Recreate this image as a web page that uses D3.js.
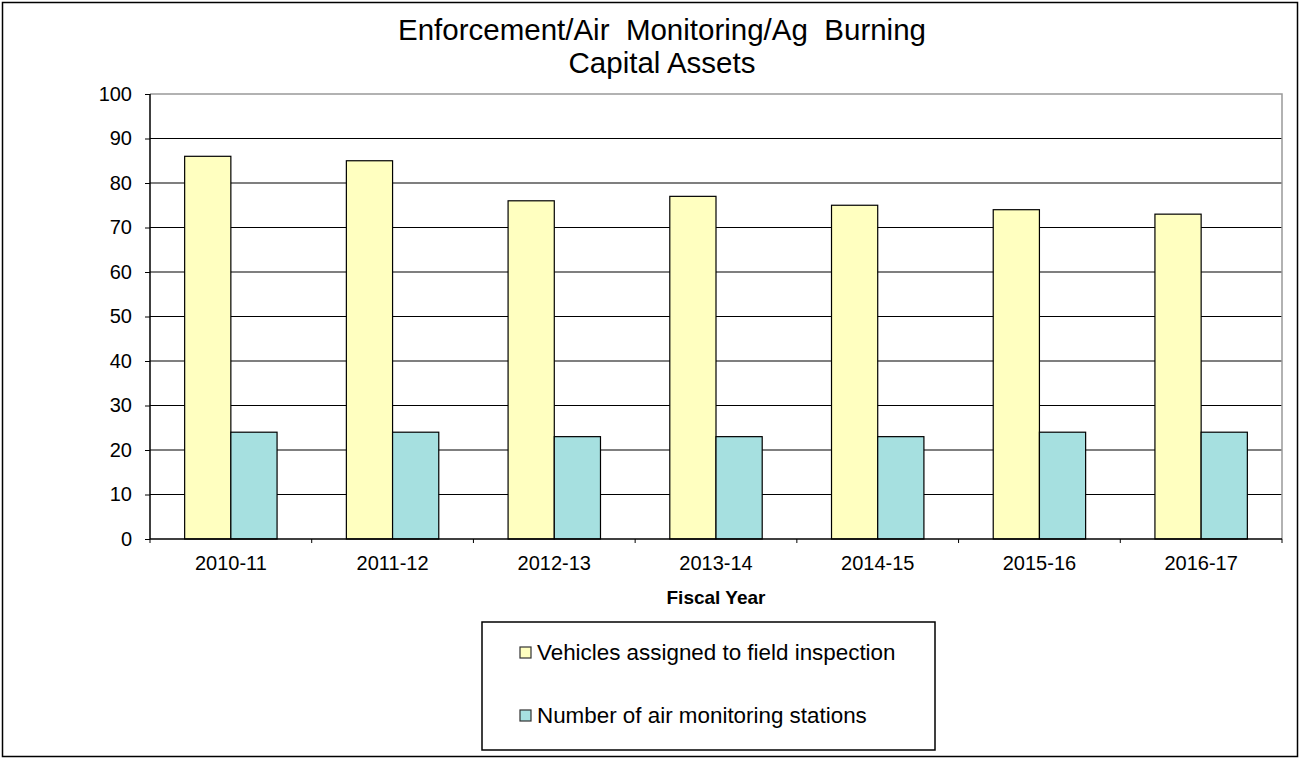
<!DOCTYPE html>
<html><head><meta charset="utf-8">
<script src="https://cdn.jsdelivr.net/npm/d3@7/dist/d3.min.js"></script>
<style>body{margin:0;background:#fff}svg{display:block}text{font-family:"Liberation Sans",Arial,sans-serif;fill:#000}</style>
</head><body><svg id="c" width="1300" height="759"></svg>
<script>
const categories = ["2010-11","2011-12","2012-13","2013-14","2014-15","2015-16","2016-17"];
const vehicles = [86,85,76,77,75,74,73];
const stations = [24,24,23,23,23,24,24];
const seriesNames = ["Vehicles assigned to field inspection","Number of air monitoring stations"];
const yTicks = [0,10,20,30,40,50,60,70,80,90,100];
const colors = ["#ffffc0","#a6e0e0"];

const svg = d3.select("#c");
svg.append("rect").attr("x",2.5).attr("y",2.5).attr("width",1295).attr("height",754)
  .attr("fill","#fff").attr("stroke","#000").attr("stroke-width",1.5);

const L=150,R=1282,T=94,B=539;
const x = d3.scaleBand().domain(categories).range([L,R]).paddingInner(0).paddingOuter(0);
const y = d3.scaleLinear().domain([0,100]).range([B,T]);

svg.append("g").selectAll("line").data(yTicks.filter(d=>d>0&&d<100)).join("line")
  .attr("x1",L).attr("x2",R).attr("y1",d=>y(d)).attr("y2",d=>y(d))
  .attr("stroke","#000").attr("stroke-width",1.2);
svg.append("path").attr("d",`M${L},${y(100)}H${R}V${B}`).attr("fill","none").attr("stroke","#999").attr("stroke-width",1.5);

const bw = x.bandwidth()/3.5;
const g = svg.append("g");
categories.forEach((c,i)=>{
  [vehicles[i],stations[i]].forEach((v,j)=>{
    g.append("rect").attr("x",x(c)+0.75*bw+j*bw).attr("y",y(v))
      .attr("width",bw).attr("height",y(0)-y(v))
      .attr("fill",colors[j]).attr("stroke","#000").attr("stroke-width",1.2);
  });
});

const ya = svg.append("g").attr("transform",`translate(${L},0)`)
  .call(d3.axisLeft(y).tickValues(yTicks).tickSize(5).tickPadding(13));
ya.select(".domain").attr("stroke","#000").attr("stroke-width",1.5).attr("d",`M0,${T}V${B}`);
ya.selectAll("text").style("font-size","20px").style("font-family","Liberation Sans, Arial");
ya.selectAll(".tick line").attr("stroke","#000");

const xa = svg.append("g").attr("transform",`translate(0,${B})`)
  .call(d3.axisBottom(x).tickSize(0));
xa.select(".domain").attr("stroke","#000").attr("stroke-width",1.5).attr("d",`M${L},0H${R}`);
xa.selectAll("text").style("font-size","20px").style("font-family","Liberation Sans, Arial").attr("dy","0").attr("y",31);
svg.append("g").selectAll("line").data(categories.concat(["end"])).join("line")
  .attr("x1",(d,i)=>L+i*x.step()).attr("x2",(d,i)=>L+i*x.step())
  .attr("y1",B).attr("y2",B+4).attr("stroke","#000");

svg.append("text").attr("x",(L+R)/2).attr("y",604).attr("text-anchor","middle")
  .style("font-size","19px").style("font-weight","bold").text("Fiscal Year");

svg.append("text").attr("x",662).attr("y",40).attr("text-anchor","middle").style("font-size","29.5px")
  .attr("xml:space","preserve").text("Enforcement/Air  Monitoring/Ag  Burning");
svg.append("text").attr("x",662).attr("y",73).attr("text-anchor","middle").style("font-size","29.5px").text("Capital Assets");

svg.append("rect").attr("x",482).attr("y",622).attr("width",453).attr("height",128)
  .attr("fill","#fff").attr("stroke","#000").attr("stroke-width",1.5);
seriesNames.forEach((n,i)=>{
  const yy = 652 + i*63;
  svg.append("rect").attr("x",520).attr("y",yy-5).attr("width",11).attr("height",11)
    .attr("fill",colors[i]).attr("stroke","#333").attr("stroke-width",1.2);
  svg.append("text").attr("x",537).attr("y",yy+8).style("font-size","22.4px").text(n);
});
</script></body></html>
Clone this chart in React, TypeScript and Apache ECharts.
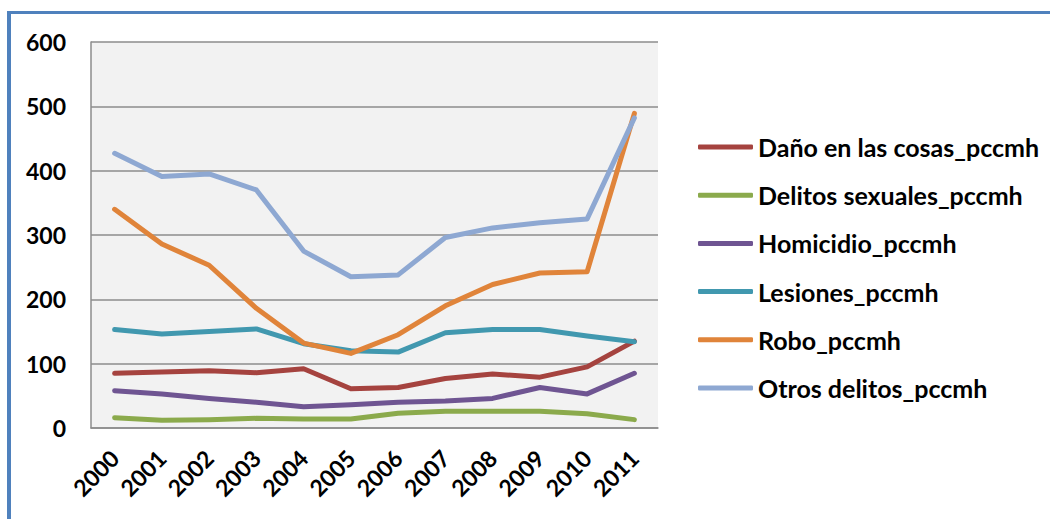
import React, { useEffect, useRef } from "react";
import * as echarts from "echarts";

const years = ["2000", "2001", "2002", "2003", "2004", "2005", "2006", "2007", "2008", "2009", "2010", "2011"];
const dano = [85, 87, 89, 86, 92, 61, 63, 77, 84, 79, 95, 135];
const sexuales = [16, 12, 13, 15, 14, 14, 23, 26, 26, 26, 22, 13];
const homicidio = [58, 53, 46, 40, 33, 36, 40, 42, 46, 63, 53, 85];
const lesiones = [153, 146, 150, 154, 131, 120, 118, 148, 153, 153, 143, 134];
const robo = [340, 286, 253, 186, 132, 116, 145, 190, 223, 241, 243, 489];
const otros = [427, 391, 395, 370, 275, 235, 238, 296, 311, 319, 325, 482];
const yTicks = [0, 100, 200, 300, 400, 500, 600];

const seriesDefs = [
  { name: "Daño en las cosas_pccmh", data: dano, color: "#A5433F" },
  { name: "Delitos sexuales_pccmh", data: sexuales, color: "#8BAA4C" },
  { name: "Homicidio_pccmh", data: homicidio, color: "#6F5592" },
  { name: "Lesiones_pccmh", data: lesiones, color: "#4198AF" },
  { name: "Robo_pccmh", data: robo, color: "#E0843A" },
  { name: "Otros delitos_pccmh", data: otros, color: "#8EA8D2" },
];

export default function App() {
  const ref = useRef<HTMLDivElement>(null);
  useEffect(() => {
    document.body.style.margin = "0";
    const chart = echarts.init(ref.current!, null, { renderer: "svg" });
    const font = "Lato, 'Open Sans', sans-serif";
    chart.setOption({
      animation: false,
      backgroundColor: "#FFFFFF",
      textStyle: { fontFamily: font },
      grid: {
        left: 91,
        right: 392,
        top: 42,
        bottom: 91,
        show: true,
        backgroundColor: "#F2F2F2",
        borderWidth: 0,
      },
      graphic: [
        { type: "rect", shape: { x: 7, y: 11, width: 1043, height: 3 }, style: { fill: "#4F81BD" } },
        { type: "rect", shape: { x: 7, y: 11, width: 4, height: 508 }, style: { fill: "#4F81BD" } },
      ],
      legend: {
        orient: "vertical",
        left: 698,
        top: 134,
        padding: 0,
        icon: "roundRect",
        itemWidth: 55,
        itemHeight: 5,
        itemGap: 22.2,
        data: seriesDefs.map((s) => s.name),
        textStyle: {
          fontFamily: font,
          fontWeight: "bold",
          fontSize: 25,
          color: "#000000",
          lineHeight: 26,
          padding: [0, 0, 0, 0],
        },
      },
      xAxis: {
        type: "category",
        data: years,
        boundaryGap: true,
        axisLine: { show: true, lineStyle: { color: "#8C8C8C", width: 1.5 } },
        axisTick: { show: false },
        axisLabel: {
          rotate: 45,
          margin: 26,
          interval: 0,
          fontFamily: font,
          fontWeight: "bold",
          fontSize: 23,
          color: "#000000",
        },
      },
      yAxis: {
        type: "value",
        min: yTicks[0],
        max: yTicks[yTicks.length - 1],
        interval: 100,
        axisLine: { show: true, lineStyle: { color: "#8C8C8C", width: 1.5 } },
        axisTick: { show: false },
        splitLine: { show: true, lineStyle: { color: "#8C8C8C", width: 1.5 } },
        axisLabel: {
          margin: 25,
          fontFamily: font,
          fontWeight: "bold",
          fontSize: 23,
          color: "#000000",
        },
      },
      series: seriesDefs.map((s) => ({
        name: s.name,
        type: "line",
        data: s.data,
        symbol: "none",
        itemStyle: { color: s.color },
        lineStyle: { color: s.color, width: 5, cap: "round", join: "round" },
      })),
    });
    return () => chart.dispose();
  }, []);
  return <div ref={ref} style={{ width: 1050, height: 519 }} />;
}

* * * * * * * * *

§ EXERCISE INSTRUCTIONS
Search the records for the word "this" and copy every line where it occurs.

§ RESPONSE BELOW
Recreate this image as a web page that uses D3.js.
Clone this chart in React, TypeScript and Apache ECharts.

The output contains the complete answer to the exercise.